CHAU FERROCARRIL
La banda de la Armada retumba en la Estación Puerto. La marcha imperial de "La Guerra de las Galaxias" acompaña el ingreso de quienes vienen a despedir al ferrocarril. A lo lejos, se escucha un pito. Al intendente Luis Guastavino le queda aire en los pulmones, aunque se pone más colorado que de costumbre. Simulando ser inspector del tren, anuncia que se cerrarán las puertas del último viaje. Nadie quiere quedar afuera. Cerca de 600 personas se reparten en los carros, apurándose para quedar junto a las ventanas, porque todas saben lo incómodo que es estirar el cuello desde el pasillo. Pocas veces se tiene la oportunidad de ingresar a la historia, de estar consciente que se está participando en algo trascendente, irrepetible, único.
Hay un vagón especial para las autoridades y la prensa. En esos sitios se pierde espontaneidad. Son como la primera clase del Titanic. La fiesta se vive más atrás, en los carros donde va la gente común y corriente.
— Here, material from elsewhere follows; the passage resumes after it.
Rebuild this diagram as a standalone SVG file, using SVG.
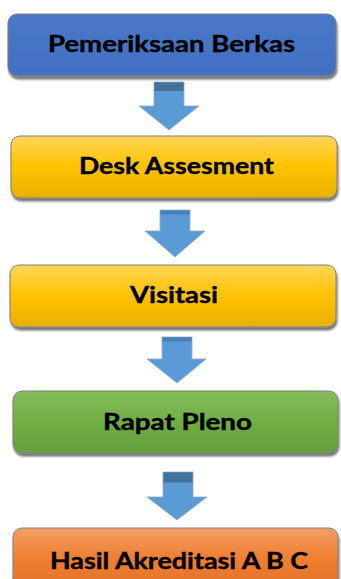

Una señora que lleva una bandera chilena nos apuesta que aquí lo vamos a pasar mejor. Seguro. Pensó en traer huevos duros, pero dice que le faltó tiempo en la mañana para prepararlos.
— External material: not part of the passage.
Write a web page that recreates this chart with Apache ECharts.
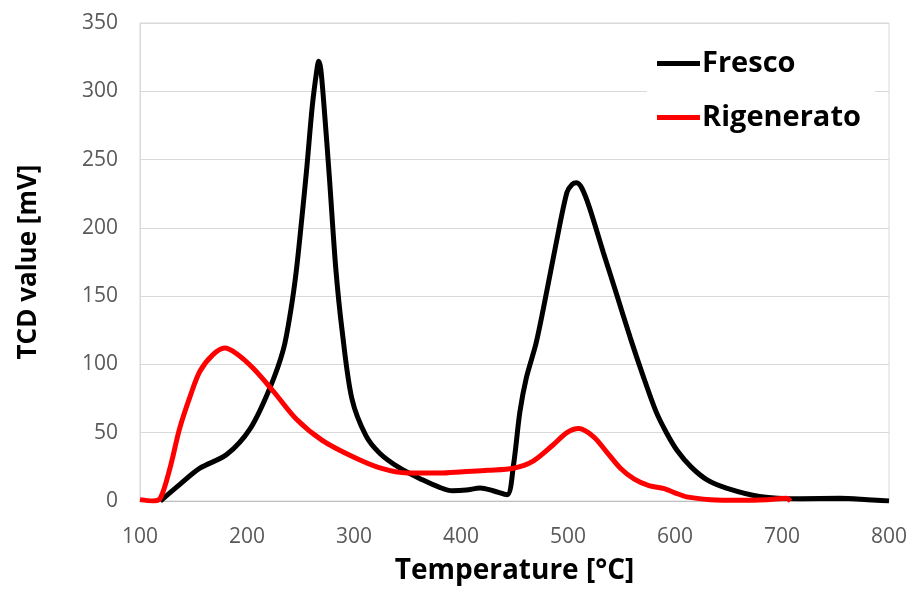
<!DOCTYPE html>
<html>
<head>
<meta charset="utf-8">
<script src="https://cdn.jsdelivr.net/npm/echarts@6/dist/echarts.min.js"></script>
<style>
  html, body { margin: 0; padding: 0; background: #fff; }
  #chart { width: 915px; height: 590px; }
</style>
</head>
<body>
<div id="chart"></div>
<script>
// temperature [°C] / TCD value [mV]
const frescoT = [119, 137, 156, 181, 203, 221, 234, 241, 246, 251, 256, 261, 265, 267, 269, 272, 277, 283, 289, 298, 311, 324, 343, 364, 380, 392, 405, 418, 430, 443, 449, 455, 461, 470, 477, 489, 499, 504, 508, 513, 520, 533, 546, 558, 570, 582, 592, 602, 615, 630, 648, 679, 717, 754, 780, 800];
const frescoV = [0, 12, 24, 34, 53, 82, 111, 140, 168, 205, 245, 289, 314, 322, 316, 289, 237, 170, 124, 75, 48, 35, 24, 15.5, 10, 7.5, 8, 9.5, 7.5, 4.6, 26, 65, 90, 115, 141, 189, 226, 232, 233, 229, 215, 182, 150, 120, 92, 66, 50, 37, 25, 15.5, 9.5, 3.4, 1.7, 2, 1, 0];

const rigenT = [100, 112, 119, 128, 137, 147, 156, 168, 179, 190, 206, 225, 246, 271, 300, 325, 350, 380, 402, 425, 449, 467, 486, 499, 510, 524, 536, 549, 562, 575, 590, 600, 611, 633, 660, 686, 704, 708];
const rigenV = [1, 0, 2, 24, 53, 77, 95, 107, 112, 108, 97, 80, 60, 44, 32, 24, 20.5, 20.5, 21.5, 22.5, 24, 29, 41, 50, 53, 47, 36, 24, 16, 11.5, 9, 6, 3, 1, 0.5, 1, 2, 0];

const seriesNames = ['Fresco', 'Rigenerato'];
const seriesColors = ['#000000', '#ff0000'];

function zip(xs, ys) {
  return xs.map((x, i) => [x, ys[i]]);
}

const font = '"Open Sans", sans-serif';
const myChart = echarts.init(document.getElementById('chart'));

const option = {
  animation: false,
  backgroundColor: '#ffffff',
  grid: {
    left: 140,
    right: 26,
    top: 23,
    bottom: 87,
    show: true,
    borderColor: '#d9d9d9',
    borderWidth: 1
  },
  legend: {
    data: seriesNames,
    orient: 'vertical',
    left: 647,
    top: 45,
    icon: 'rect',
    itemWidth: 43,
    itemHeight: 5,
    itemGap: 25,
    backgroundColor: '#ffffff',
    padding: [4, 14, 4, 10],
    textStyle: {
      color: '#000',
      fontFamily: font,
      fontWeight: 'bold',
      fontSize: 29,
      padding: [0, 0, 0, -3]
    }
  },
  xAxis: {
    type: 'value',
    min: 100,
    max: 800,
    interval: 100,
    name: 'Temperature [°C]',
    nameLocation: 'middle',
    nameGap: 56,
    nameTextStyle: { color: '#000', fontFamily: font, fontWeight: 'bold', fontSize: 28 },
    axisLine: { lineStyle: { color: '#bfbfbf', width: 1 } },
    axisTick: { show: false },
    axisLabel: { color: '#595959', fontFamily: font, fontSize: 21, margin: 26 },
    splitLine: { show: false }
  },
  yAxis: {
    type: 'value',
    min: 0,
    max: 350,
    interval: 50,
    name: 'TCD value [mV]',
    nameLocation: 'middle',
    nameGap: 98,
    nameTextStyle: { color: '#000', fontFamily: font, fontWeight: 'bold', fontSize: 26 },
    axisLine: { show: true, lineStyle: { color: '#d9d9d9', width: 1 } },
    axisTick: { show: false },
    axisLabel: { color: '#595959', fontFamily: font, fontSize: 21, margin: 22 },
    splitLine: { show: true, lineStyle: { color: '#d9d9d9', width: 1 } }
  },
  series: [
    {
      name: seriesNames[0],
      type: 'line',
      data: zip(frescoT, frescoV),
      smooth: 0.3,
      showSymbol: false,
      itemStyle: { color: seriesColors[0] },
      lineStyle: { color: seriesColors[0], width: 5 }
    },
    {
      name: seriesNames[1],
      type: 'line',
      data: zip(rigenT, rigenV),
      smooth: 0.3,
      showSymbol: false,
      itemStyle: { color: seriesColors[1] },
      lineStyle: { color: seriesColors[1], width: 5 }
    }
  ]
};
myChart.setOption(option);
</script>
</body>
</html>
En el asiento del lado, Lillian Jorquera sostiene varias copias del poema que escribió para agradecer todo lo que el ferrocarril le ha dado. No es poco. Su padre fue jefe de conservación en La Calera. A menudo lo seguía al trabajo para jugar en las cabinas e imaginar que era capaz de arrastrarse velozmente por los rieles. Quería atravesar los cerros, cruzar los riachuelos, conocer estaciones infinitas, saludar a la gente que salía a su paso. El destino quiso que se casara con un maquinista. Cuando le pidieron que hiciera un poema para la ceremonia, cerró un instante los ojos, revisó su disco duro, escogió los capítulos necesarios y se sentó en el comedor. Los versos salieron en diez minutos.
Los miembros del grupo "Nostalgia Porteña", se afirman como pueden para entonar "La Joya del Pacífico", ubicándose algunos en los peldaños de las puertas y otros colgándose de los fierros. Atentos al vals, siguiendo el compás con las palmas, nos encontramos de sorpresa con el nuevo "X Trípolis" en el riel del frente. Da la sensación de estar frente a un espejo, sólo que, en vez de vernos más viejos, como le ocurre a la mayoría al notar arrugas en la frente o una "pata de gallo", nos sentimos más jóvenes y vigorosos. La máquina se mueve a la misma velocidad que la nuestra, pero, al poco rato, presume de sus condiciones y apura la carrera, relegándonos varios metros. Quiere justificar su existencia, demostrar que el progreso siempre se impone a la nostalgia. Un niño se acerca a la ventana y le pregunta al papá por qué el tren nuevo está vacío y sólo se ven algunos notebooks sobre algunas improvisadas mesas. El adulto le responde que es el futuro que nos viene a buscar, utilizando un tono algo quejumbroso, de poca resignación.
Olor a huevo duro. Una señora los reparte en una bandeja. En todas las estaciones hay homenajes, canciones y pañuelos. En la estación Chorrillos, un sacerdote bendice a los pasajeros desde el andén, con rostro ceremonioso, regalando sólo un atisbo de sonrisa.
¡Padre, bendiga a esta pecadora!, le grita una mujer para burlarse de la amiga sentada a su lado. El cura no entiende, pero en el vagón se ríen todos. Un universitario dice que el viaje se parece al recorrido que hace la selección de fútbol desde Juan Pinto Durán hasta el Estadio Nacional. Tiene razón, quizás con la aclaración de que aquí no hay cracks. El tren es el ídolo que se despide después de una larga carrera de 30 años entre Valparaíso y Limache. Si bien en todas las estaciones hubo festejos, lejos el más entusiasta fue en Villa Alemana. De la escalera telescópica de Bomberos se sostienen banderas chilenas, como si quisieran armar una ramada que cubra a los huasos que levantan polvo en la vieja estación.
Los pañuelos vuelan, mientras la gente contempla el tren por última vez. Hay personas que tiene la imaginación para dar mil categorías de un color: verde mar, verde musgo, verde melón, verde esmeralda, etcétera.
El celeste del último tren sólo puede definirse con el adjetivo con el que todos recuerdan a Pezoa Véliz: mustio. De verdad se ve triste, a menos que el adiós en Limache nos haya bajoneado más de la cuenta. En un rincón, muy quitado de bulla, sentado sobre una piedra, un hombre reflexiona junto a dos copas de champaña que le quitó al estresado garzón que reparte entre el público. Nos acercamos. Levanta la vista y se excusa de hablar porque dice que siente pena por el fin del tren.